IN THIS IMAGE: A promotional shot for Family Guy/PHOTO CREDIT: Getty Images  

To me; there is a gulf between the U.S. and the U.K. In terms of T.V.; the nations are leagues-apart – that is not the case when it comes to music! I feel we are pretty evenly-matched with regards music! Despite the fact America has an incredible music economy, when it comes to converting that into film/T.V. magic – there is something a little lacking. Over the years, the U.K. has been a little more reliable when it comes to channelling the rich music scene into the screen. We have produced some great low-budget T.V. shows that have music as the backdrop; focus on periods such as the 1960s and 1970s – the effusive and transcendent vibes of the period swim into the head. This piece is compelled by the fact, over the past few years, our drama and comedies have been lacking and limited – aside from the odd one here and there; we cannot compete with the U.S. I was excited when the American T.V. drama Vinyl was announced in 2016. The premiere occurred on 14th February (2016), on HBO, and was an odd, if original, treat for Valentine’s Day! Although initial reviews were somewhat mixed; the series was renewed for a second season and, on 22nd June, 2016; the decision to continue the series was revoked.

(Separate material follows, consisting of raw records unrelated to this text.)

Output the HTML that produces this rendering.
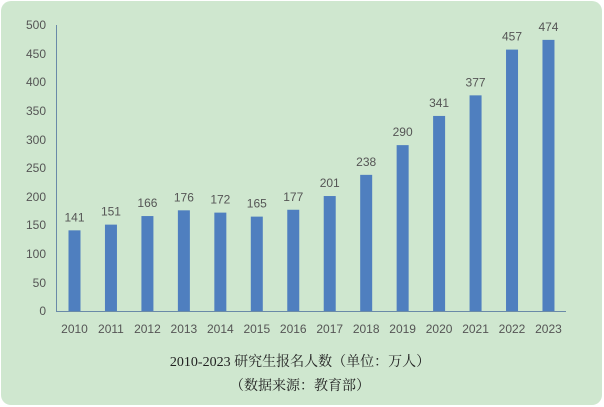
<!DOCTYPE html>
<html><head><meta charset="utf-8"><style>
body{margin:0;background:#fff;}
svg{display:block}
</style></head><body>
<svg width="604" height="407" xmlns="http://www.w3.org/2000/svg">
<rect x="1" y="1" width="601" height="404" rx="10" fill="#cfe7cf"/>
<g font-family="Liberation Sans, sans-serif" font-size="12" fill="#555">
<g text-anchor="end">
<text x="46" y="315">0</text><text x="46" y="287">50</text><text x="46" y="258">100</text><text x="46" y="229">150</text><text x="46" y="201">200</text><text x="46" y="172">250</text><text x="46" y="144">300</text><text x="46" y="115">350</text><text x="46" y="86">400</text><text x="46" y="58">450</text><text x="46" y="29">500</text>
</g>
</g>
<line x1="56.5" y1="25" x2="56.5" y2="311.5" stroke="#6a8aa8" stroke-width="1"/>
<line x1="56" y1="311.5" x2="566" y2="311.5" stroke="#6a8aa8" stroke-width="1"/>
<g id="bars" fill="#4f7fbf"></g>
<g id="lbl" font-family="Liberation Sans, sans-serif" font-size="12" fill="#555" text-anchor="middle"></g>
<g font-family="Liberation Serif, Noto Serif CJK SC, serif" font-size="14" fill="#222" text-anchor="middle">
<text x="300" y="366">2010-2023 研究生报名人数（单位：万人）</text>
<text x="300" y="390">（数据来源：教育部）</text>
</g>
<script>
var v=[141,151,166,176,172,165,177,201,238,290,341,377,457,474];
var b=document.getElementById('bars'),l=document.getElementById('lbl'),ns='http://www.w3.org/2000/svg';
v.forEach(function(d,i){var cx=74.5+i*36.46,h=d*0.572,y=311-h;
var r=document.createElementNS(ns,'rect');r.setAttribute('x',cx-6);r.setAttribute('y',y);r.setAttribute('width',12);r.setAttribute('height',h);b.appendChild(r);
var t=document.createElementNS(ns,'text');t.setAttribute('x',cx);t.setAttribute('y',y-9);t.textContent=d;l.appendChild(t);
var t2=document.createElementNS(ns,'text');t2.setAttribute('x',cx);t2.setAttribute('y',333);t2.textContent=2010+i;l.appendChild(t2);});
</script>
</svg>
</body></html>
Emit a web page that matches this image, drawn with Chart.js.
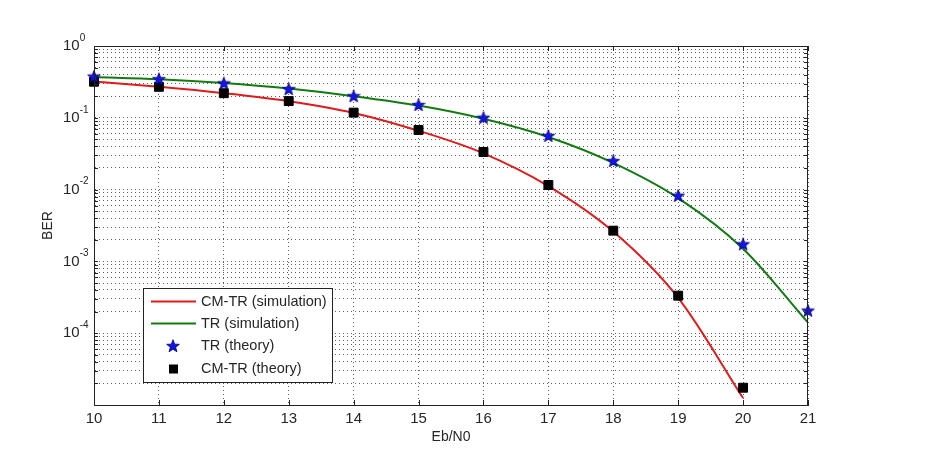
<!DOCTYPE html>
<html>
<head>
<meta charset="utf-8">
<script src="https://cdn.jsdelivr.net/npm/chart.js@4.4.1/dist/chart.umd.min.js"></script>
<style>
  html, body { margin: 0; padding: 0; background: #fff; }
</style>
</head>
<body>
<canvas id="berChart" width="928" height="459"></canvas>
<script>
// values
const ebn0 = [10, 11, 12, 13, 14, 15, 16, 17, 18, 19, 20, 21];
const cmtrSim = [0.32, 0.27, 0.22, 0.17, 0.117, 0.066, 0.032, 0.0112, 0.0026, 3.1e-4, 1.25e-5];
const trSim = [0.37, 0.345, 0.305, 0.255, 0.2, 0.148, 0.097, 0.054, 0.0235, 0.0076, 0.0015, 1.4e-4];
const trTheory = [0.375, 0.345, 0.302, 0.251, 0.2, 0.151, 0.1, 0.056, 0.025, 0.0082, 0.00173, 2.06e-4];
const cmtrTheory = [0.318, 0.27, 0.22, 0.171, 0.118, 0.0676, 0.0334, 0.0116, 0.00268, 3.33e-4, 1.74e-5];
const decadeExps = [0, -1, -2, -3, -4];

const FONT = '"Liberation Sans", Arial, sans-serif';
const TEXT = "#262626";

const pts = (ys) => ys.map((y, i) => ({ x: ebn0[i], y: y }));

// filled five point star (chart.js "star" is an asterisk)
function makeStar() {
    const c = document.createElement("canvas");
    c.width = 14; c.height = 14;
    const g = c.getContext("2d");
    g.beginPath();
    for (let i = 0; i < 10; i++) {
        const r = i % 2 === 0 ? 6.7 : 2.8;
        const a = -Math.PI / 2 + i * Math.PI / 5;
        const px = 7 + r * Math.cos(a), py = 7.4 + r * Math.sin(a);
        if (i === 0) g.moveTo(px, py); else g.lineTo(px, py);
    }
    g.closePath();
    g.fillStyle = "#1414e6";
    g.fill();
    g.strokeStyle = "#00007a";
    g.lineWidth = 0.8;
    g.stroke();
    return c;
}
const starImg = makeStar();

// box, inner ticks, y labels and legend like the matlab figure
const matlabAxes = {
    id: "matlabAxes",
    afterDraw(chart) {
        const { ctx, chartArea: a, scales } = chart;
        const xs = scales.x, ys = scales.y;
        ctx.save();
        ctx.strokeStyle = "#222";
        ctx.lineWidth = 1;
        ctx.strokeRect(a.left + 0.5, a.top + 0.5, a.right - a.left - 1, a.bottom - a.top);

        ctx.beginPath();
        xs.ticks.forEach(t => {
            const px = Math.round(xs.getPixelForValue(t.value)) + 0.5;
            ctx.moveTo(px, a.bottom); ctx.lineTo(px, a.bottom - 5);
            ctx.moveTo(px, a.top); ctx.lineTo(px, a.top + 5);
        });
        ys.ticks.forEach(t => {
            const py = Math.round(ys.getPixelForValue(t.value)) + 0.5;
            ctx.moveTo(a.left, py); ctx.lineTo(a.left + 4, py);
            ctx.moveTo(a.right, py); ctx.lineTo(a.right - 4, py);
        });
        ctx.stroke();

        // y labels 10^k
        ctx.fillStyle = TEXT;
        ctx.textBaseline = "middle";
        ctx.textAlign = "left";
        decadeExps.forEach(e => {
            const py = ys.getPixelForValue(Number("1e" + e));
            ctx.font = "15px " + FONT;
            ctx.fillText("10", 63, py);
            const w = ctx.measureText("10").width;
            ctx.font = "10px " + FONT;
            ctx.fillText(e === 0 ? "0" : "-" + (-e), 63 + w, py - 8);
        });

        // legend
        const bx = 143, by = 288, bw = 189, bh = 94;
        ctx.fillStyle = "#fff";
        ctx.fillRect(bx, by, bw, bh);
        ctx.strokeStyle = "#222";
        ctx.strokeRect(bx + 0.5, by + 0.5, bw, bh);
        const rows = [301.5, 323.5, 346, 369];
        const order = [0, 1, 2, 3];
        order.forEach((di, i) => {
            const ds = chart.data.datasets[di];
            const cy = rows[i];
            if (ds.showLine) {
                ctx.strokeStyle = ds.borderColor;
                ctx.lineWidth = ds.borderWidth;
                ctx.beginPath();
                ctx.moveTo(151, cy); ctx.lineTo(196, cy);
                ctx.stroke();
            } else if (ds.pointStyle === "rect") {
                ctx.fillStyle = "#000";
                ctx.fillRect(169, cy - 4.5, 9, 9);
            } else {
                ctx.drawImage(starImg, 166, cy - 7);
            }
            ctx.fillStyle = TEXT;
            ctx.font = "14.5px " + FONT;
            ctx.textAlign = "left";
            ctx.fillText(ds.label, 201, cy);
        });
        ctx.restore();
    }
};

new Chart(document.getElementById("berChart"), {
    type: "line",
    data: {
        datasets: [
            {
                label: "CM-TR (simulation)",
                data: pts(cmtrSim),
                showLine: true,
                borderColor: "#e01b1b",
                borderWidth: 2,
                pointRadius: 0,
                cubicInterpolationMode: "monotone",
                order: 3
            },
            {
                label: "TR (simulation)",
                data: pts(trSim),
                showLine: true,
                borderColor: "#137a13",
                borderWidth: 2,
                pointRadius: 0,
                cubicInterpolationMode: "monotone",
                order: 4
            },
            {
                label: "TR (theory)",
                data: pts(trTheory),
                showLine: false,
                pointStyle: starImg,
                pointRadius: 7,
                clip: false,
                order: 1
            },
            {
                label: "CM-TR (theory)",
                data: pts(cmtrTheory),
                showLine: false,
                pointStyle: "rect",
                pointRadius: 6.3,
                pointBackgroundColor: "#000",
                pointBorderColor: "#000",
                pointBorderWidth: 1,
                clip: false,
                order: 2
            }
        ]
    },
    options: {
        responsive: false,
        animation: false,
        layout: { padding: { left: 36, top: 46, right: 120, bottom: 0 } },
        plugins: {
            legend: { display: false },
            tooltip: { enabled: false }
        },
        scales: {
            x: {
                type: "linear",
                min: 10,
                max: 21,
                afterFit: (s) => { s.height = 54; },
                ticks: { stepSize: 1, padding: 5, color: TEXT, font: { family: FONT, size: 15 } },
                grid: { color: "rgba(40,40,40,0.75)", lineWidth: 1, drawTicks: false },
                border: { color: "#222", dash: [1, 3] },
                title: {
                    display: true, text: "Eb/N0", color: TEXT,
                    font: { family: FONT, size: 14 },
                    padding: { top: 4, bottom: 13 }
                }
            },
            y: {
                type: "logarithmic",
                min: 1e-5,
                max: 1,
                afterFit: (s) => { s.width = 58; },
                afterBuildTicks: (s) => {
                    const t = [];
                    for (let e = -5; e <= 0; e++) {
                        for (let m = 1; m <= 9; m++) {
                            const v = Number(m + "e" + e);
                            if (v <= 1) t.push({ value: v });
                        }
                    }
                    s.ticks = t;
                },
                ticks: { display: false },
                grid: { color: "rgba(40,40,40,0.75)", lineWidth: 1, drawTicks: false },
                border: { color: "#222", dash: [1, 3] },
                title: {
                    display: true, text: "BER", color: TEXT,
                    font: { family: FONT, size: 14 },
                    padding: { top: 4, bottom: 4 }
                }
            }
        }
    },
    plugins: [matlabAxes]
});
</script>
</body>
</html>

It seemed a slight retool would not improve the series - so it was not seen worth the producers’ time to continue the show. It is a shame; because I watched a few episodes and loved the performances and storylines. I am a big fan of actors like Olivia Wilde and Ray Romano and felt the ensemble was well-meshed and tight-knit. All the players were exceptional - but it was the entire cast that made it pop and resonate.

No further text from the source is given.